Delaminated and intercalated organically modified montmorillonite in poly(1,4-cis-isoprene) matrix. Indications of counterintuitive dynamic-mechanical behavior

• Kinetics of delamination of pristine and organically modified montmorillonite
• Correlation between organoclay organization and nanocomposite mechanical properties
• Lower energy dissipation in elastomeric nanocomposites via organoclay delamination

Montmorillonite (Mt) and Mt organically modified (OMt) with dimethyl ditalloyl ammonium cations were delaminated through ball milling. X-ray diffraction (XRD) analysis allowed the observation a more efficient delamination for OMt than for Mt.
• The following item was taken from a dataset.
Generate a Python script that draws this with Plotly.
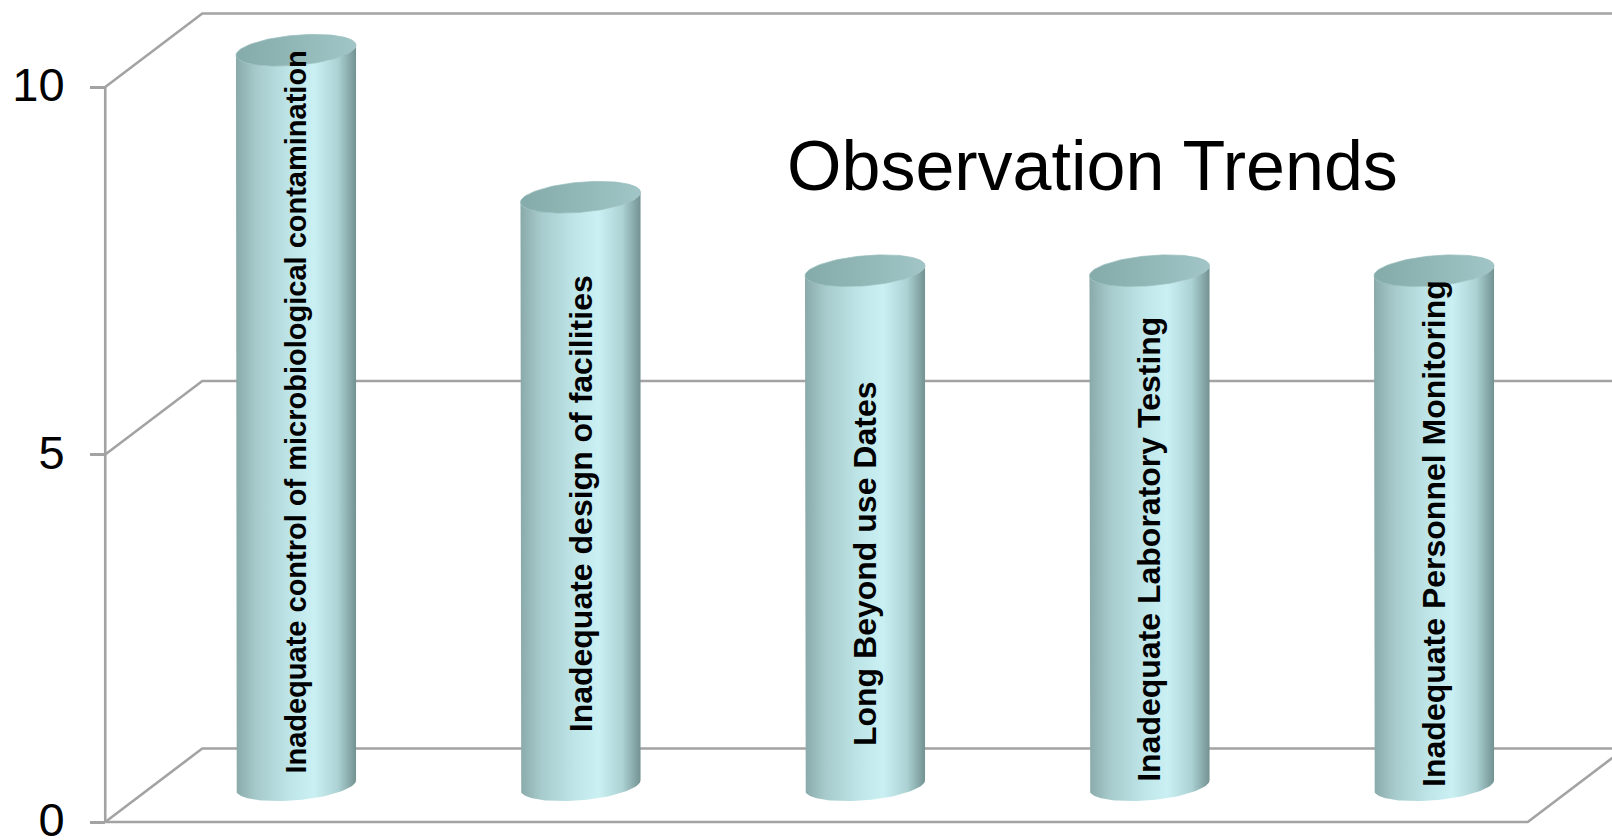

In fact, 90% delamination was obtained for OMt, without appreciable variations of the in-plane Mt order. About 60% delamination was obtained for pristine Mt, in the presence of a substantial reduction (up to 40%) of crystalline order in the structural planes. A reflection due to the rotator order of talloyl chains was found both in pristine and in extensively delaminated OMt samples. Polymer nanocomposites based on poly(1,4-cis-isoprene) were prepared with two types of OMt: OMt, unmilled, with the ammonium cation intercalated in the interlayer space (I-OMt) and 90% delaminated OMt (D-OMt). XRD analysis of clay polymer nanocomposites (CPNs) revealed the unaltered crystalline order of I-OMt and a nearly complete maintenance of the delaminated structure of D-OMt. Dynamic-mechanical characterization of CPN gave counterintuitive results. I-OMt revealed a higher tendency to give rise to the filler networking phenomenon, in samples crosslinked with a sulfur based system. Moreover, I-OMt gave rise to a more pronounced extension of the rubbery plateau at low frequencies, in uncrosslinked masterbatches. This behavior is attributed to the higher volume fraction of I-OMt, as the intercalated alkylammoniums contribute to the I-OMt volume, whereas they essentially act as compatibilizers in D-OMt. Delamination of OMt is thus presented as a powerful tool to reduce the dissipation of energy in dynamic-mechanical applications of polymer melts and elastomers.